FACT: Uninsured motorist coverage (UM), is specifically for any bodily injury you and the passengers in your car receive. If you have damage to your vehicle, you will have to go after the other party personally. If you have full coverage on your car, you can get it fixed and it will not count against you as a claim since it wasn’t your fault. Ask and sometimes companies may waive your deductible!
MYTH: If I lose some personal property, my homeowners insurance will cover it, less my deductible.
FACT: Unless you have scheduled your personal property, losing something is not covered by normal homeowners policies. If you have scheduled the item, this means that you have let the company know the description and value of the it. You will be charged based on the value of the item, but if you lose it it will be covered and either paid for or replaced at the amount you told them.
MYTH: My homeowners policy covers me for anything that happens to me, including floods and earthquakes.
FACT: Standard homeowners policies do not cover floods, earthquakes or sinkholes. You can add earthquake insurance to your homeowners policy as an endorsement and it will have its own deductible. You can also purchase a separate flood insurance policy through the National Flood Program with your agency. The price of these coverage’s are based on your home’s value and the area it is located in.
MYTH: I have replacement cost coverage on my home and my personal property. If my home burns down completely in a fire, I am entitled to that replacement cost amount for both.
FACT: If you chose to rebuild your home with a similar structure, you can have the replacement cost subject to the policy limit. If you take the money and chose not to rebuild the home, you will only get the dwelling limit of the policy. For personal property, initially you get the depreciated value of the items you tell the company about. After you purchase the items and give the company your receipts, they will cover the difference of the new products, subject to the policy limits.

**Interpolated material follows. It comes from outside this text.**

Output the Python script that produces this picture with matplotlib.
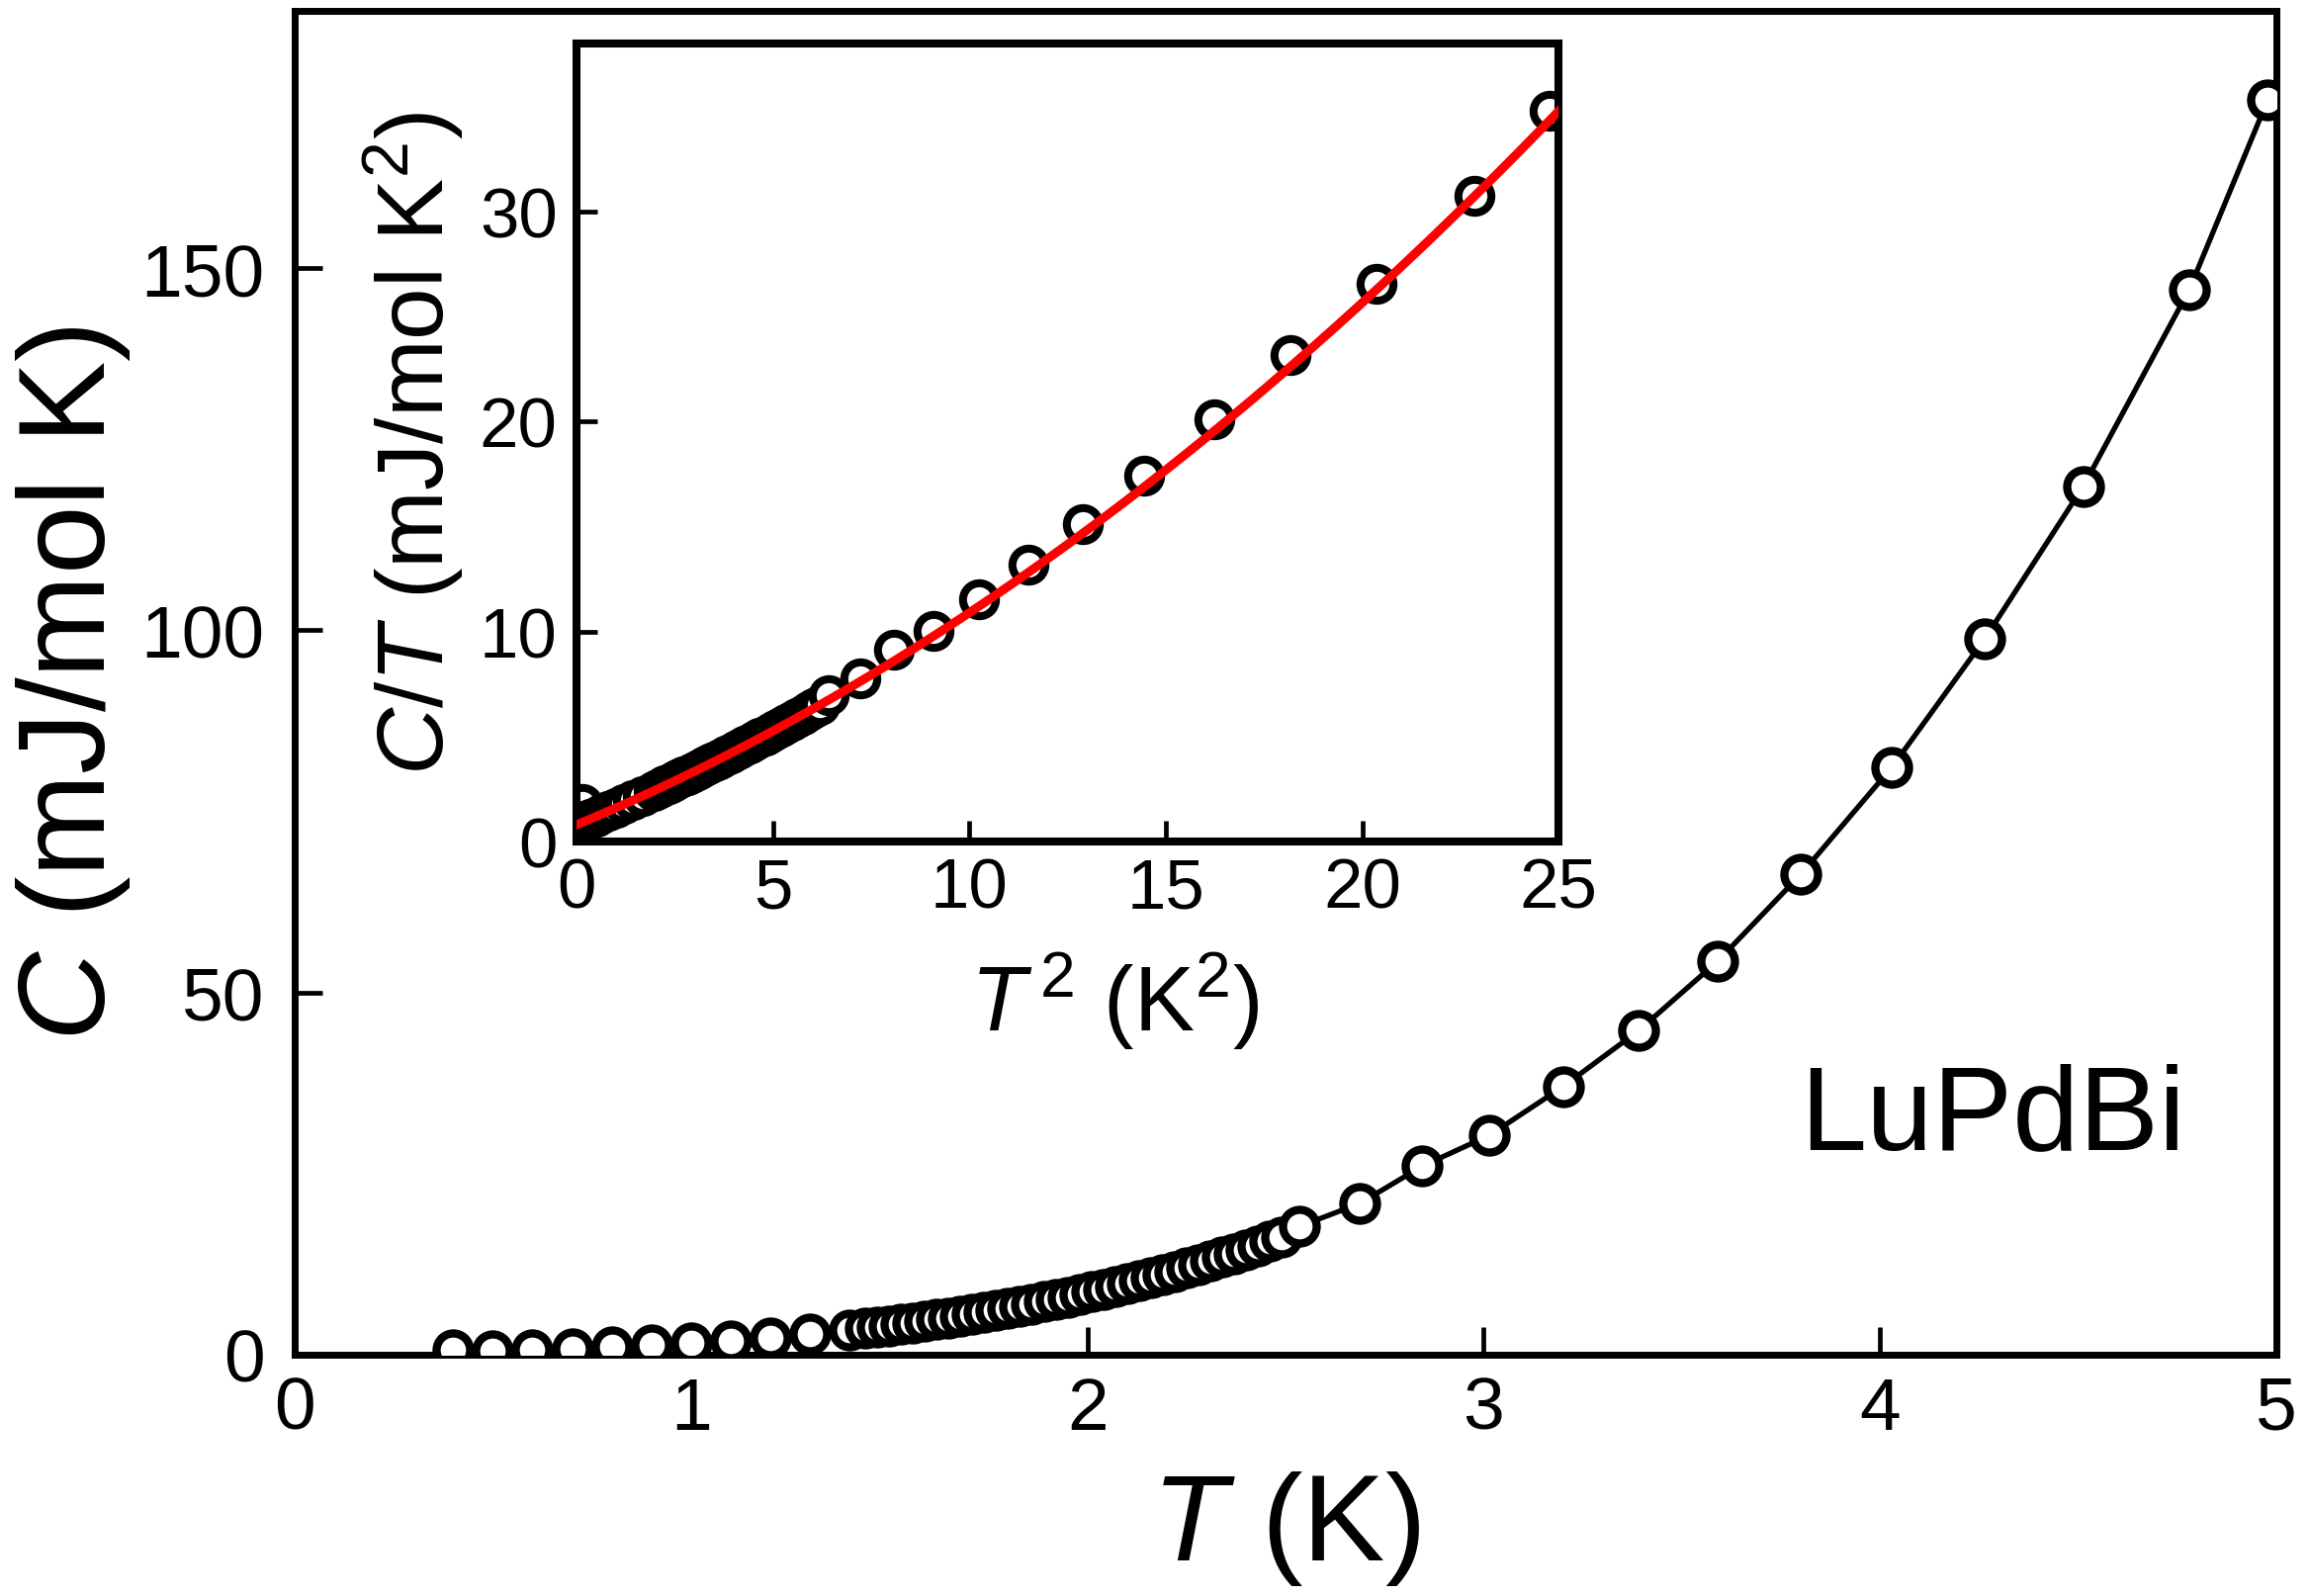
import numpy as np
import matplotlib
matplotlib.use("Agg")
import matplotlib.pyplot as plt

plt.rcParams['font.family'] = ['Liberation Sans', 'DejaVu Sans']
plt.rcParams['mathtext.fontset'] = 'custom'
plt.rcParams['mathtext.rm'] = 'Liberation Sans'
plt.rcParams['mathtext.it'] = 'Liberation Sans:italic'
plt.rcParams['mathtext.bf'] = 'Liberation Sans:bold'

# ---- data ----
T_low = [0.40, 0.50, 0.60, 0.70, 0.80, 0.90, 1.00, 1.10, 1.20, 1.30, 1.40]
C_low = [0.72, 0.50, 0.65, 0.83, 1.05, 1.30, 1.60, 1.95, 2.36, 2.83, 3.38]

T_dense = [1.44, 1.47, 1.50, 1.53, 1.56, 1.59, 1.62, 1.65, 1.68, 1.71,
           1.74, 1.77, 1.80, 1.83, 1.86, 1.89, 1.92, 1.95, 1.98, 2.01,
           2.04, 2.07, 2.10, 2.13, 2.16, 2.19, 2.22, 2.25, 2.28, 2.31,
           2.34, 2.37, 2.40, 2.43, 2.46, 2.49]
C_dense = [3.62, 3.80, 4.00, 4.20, 4.41, 4.63, 4.86, 5.10, 5.34, 5.59,
           5.86, 6.13, 6.41, 6.70, 7.01, 7.32, 7.64, 7.98, 8.32, 8.68,
           9.05, 9.43, 9.83, 10.23, 10.65, 11.09, 11.53, 11.99, 12.47, 12.96,
           13.46, 13.98, 14.52, 15.07, 15.63, 16.22]

T_high = [2.535, 2.688, 2.844, 3.015, 3.20, 3.39, 3.59, 3.80, 4.03, 4.264,
          4.513, 4.78, 4.978]
C_high = [17.7, 20.9, 26.0, 30.3, 37.0, 44.7, 54.3, 66.3, 81.1, 98.8,
          119.9, 147.0, 173.2]

# fit to C/T = gamma + beta*T^2 + delta*T^4 (red line in inset)
fit_gamma = 0.80
fit_beta = 0.777
fit_delta = 0.0233

main_xticks = [0, 1, 2, 3, 4, 5]
main_yticks = [0, 50, 100, 150]
inset_xticks = [0, 5, 10, 15, 20, 25]
inset_yticks = [0, 10, 20, 30]
sample_label = "LuPdBi"

T = np.array(T_low + T_dense + T_high)
C = np.array(C_low + C_dense + C_high)

# ---- figure ----
fig = plt.figure(figsize=(23.35, 16.15), dpi=100)
ax = fig.add_axes([0.1276, 0.1511, 0.9859 - 0.1276, 0.9926 - 0.1511])

ax.plot(T, C, '-', color='black', lw=3.8, zorder=2)
ax.plot(T, C, 'o', ms=24.5, mew=6.0, mec='black', mfc='white', zorder=3,
        linestyle='none')

ax.set_xlim(0, 5)
ax.set_ylim(0, 185.5)
ax.set_xticks(main_xticks)
ax.set_yticks(main_yticks)
ax.tick_params(axis='both', direction='in', length=20, width=3.4,
               labelsize=54, top=False, right=False)
ax.tick_params(axis='x', pad=15)
ax.tick_params(axis='y', pad=22)
for s in ax.spines.values():
    s.set_linewidth(5.0)

ax.set_xlabel(r'$T$ (K)', fontsize=90, labelpad=18)
ax.set_ylabel(r'$C$ (mJ/mol K)', fontsize=90, labelpad=6)

ax.text(0.7595, 0.1537, sample_label, transform=ax.transAxes,
        fontsize=87, ha='left', va='baseline')

# ---- inset ----
ins = fig.add_axes([0.2497, 0.4724, 0.675 - 0.2497, 0.972 - 0.4724])
ins.set_facecolor('white')
x2 = T ** 2
yCT = C / T
ins.plot(x2, yCT, 'o', ms=24.0, mew=5.8, mec='black', mfc='white',
         linestyle='none', zorder=2)
xx = np.linspace(0, 25, 300)
ins.plot(xx, fit_gamma + fit_beta * xx + fit_delta * xx ** 2, '-',
         color='#ff0000', lw=6.5, zorder=3)

ins.set_xlim(0, 25)
ins.set_ylim(0, 38)
ins.set_xticks(inset_xticks)
ins.set_yticks(inset_yticks)
ins.tick_params(axis='both', direction='in', length=15, width=3.4,
                labelsize=51, top=False, right=False)
ins.tick_params(axis='x', pad=11)
ins.tick_params(axis='y', pad=14)
for s in ins.spines.values():
    s.set_linewidth(5.8)

ins.set_xlabel(r'$T^{\,2}$ (K$^{2}$)', fontsize=66)
ins.xaxis.set_label_coords(0.548, -0.135, transform=ins.transAxes)
ins.xaxis.label.set_va('top')
ins.set_ylabel(r'$C/T$ (mJ/mol K$^{2}$)', fontsize=68, labelpad=10)

fig.savefig('out.png', dpi=100)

MYTH: If my water heater wears out or stops working, my homeowners insurance will replace it.
FACT: Some companies have “Equipment Breakdown” on their policies, which means that it would cover mechanical items in your home that breakdown. Most policies, however, do not have “Equipment Breakdown”. This means that normal wear and tear of your home is usually not covered. Homeowners insurance is there for emergencies such as hail storms, water damage caused by leaking pipes or wind damage. If you have questions on what your policy covers, ask your agent! We are here to help!

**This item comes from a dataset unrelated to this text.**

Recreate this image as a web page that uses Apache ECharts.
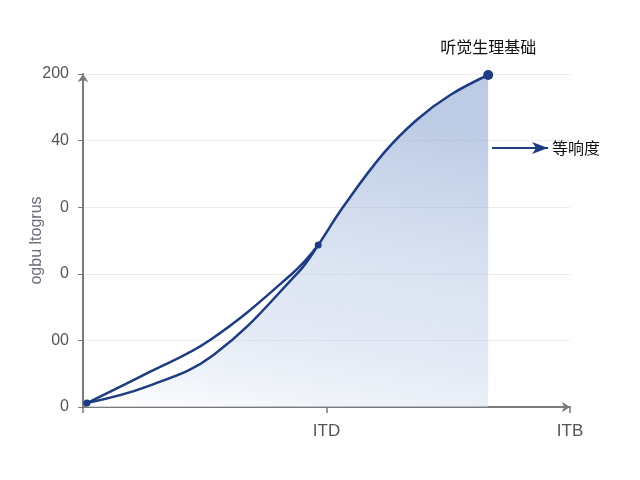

MYTH: I don’t have to replace the roof on my house unless something happens to it in a storm and I can get the insurance company to replace it.

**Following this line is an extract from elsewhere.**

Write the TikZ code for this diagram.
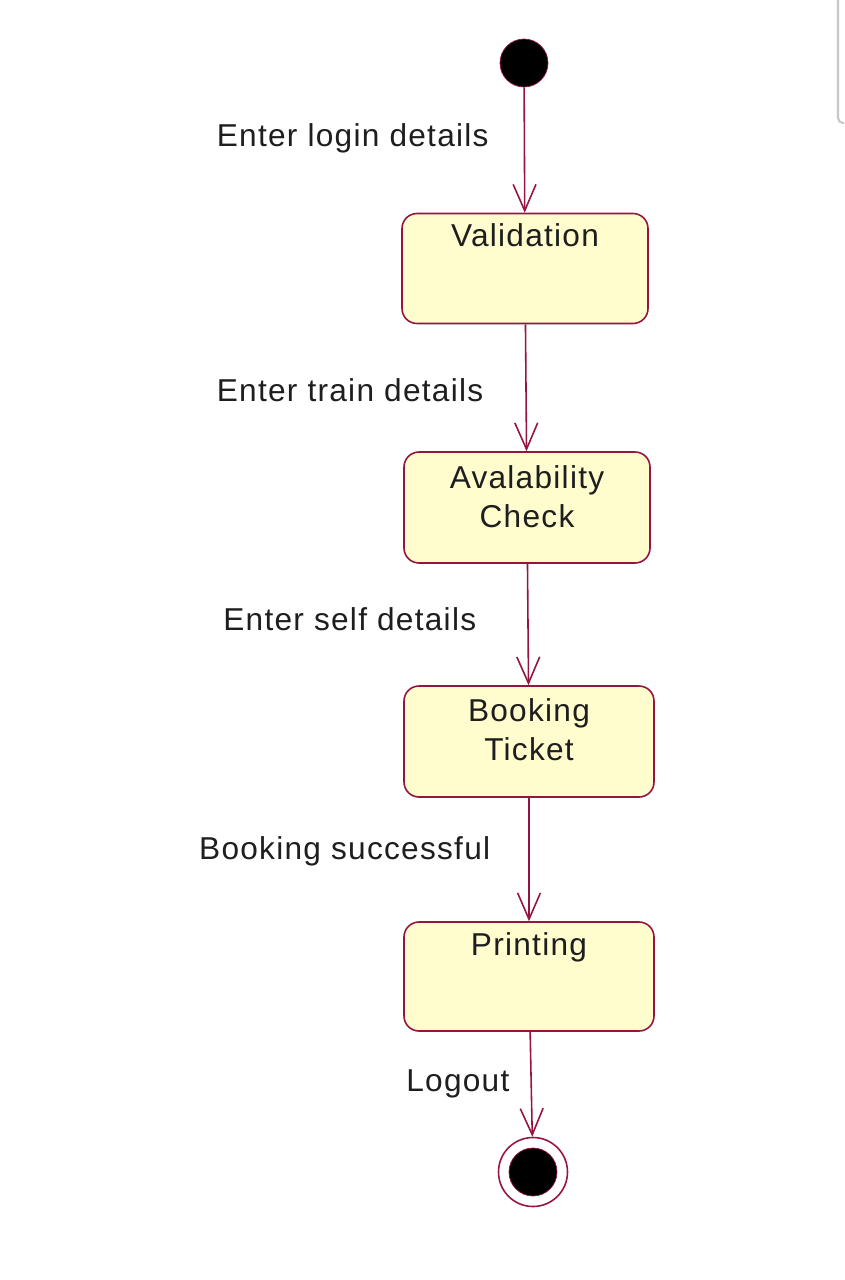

FACT: Most asphalt shingles have a lifespan of 20-25 years, and the companies know it. If your roof is too old, they may require that it has an Actual Cash Value assigned to it. This means that you would only get the depreciated value for it, not complete replacement cost. A good roof over your head is the first step in avoiding many other problems and claims! If you replace your roof let your company know, it will give you a discount!
MYTH: All companies will replace windshields when they get cracked under “glass coverage”.
FACT: Not all companies offer “glass coverage”. Some do, some don’t. Most companies will fix your rock chips for free if you have comprehensive coverage on that auto. However, if the windshield cracks and has to be replaced, most often it is subject to the comprehensive deductible you have selected. Talk to your agent and to see what is available to you on your policy.
MYTH: My old 1977 Chevy is in beautiful shape, and it is worth about $15,000. If I put full coverage on it, my insurance company will pay me $15,000 if it is wrecked.
FACT: If you do not use the vehicle very often you can put in on a classic/collector car policy and they would pay you what you told them it was worth at the start of the policy. However if you use it every day, most regular companies would insure it only for Actual Cash Value, which means the average retail in your market. Average retail for a 1977 Chevy is not much, so you wouldn’t get much money for it if any. Many companies will not insure a vehicle older than 15 years with comprehensive and collision coverage. Be sure to tell your agent what you want before you purchase the policy. A good agent will guide you to the best program for you and your older vehicle.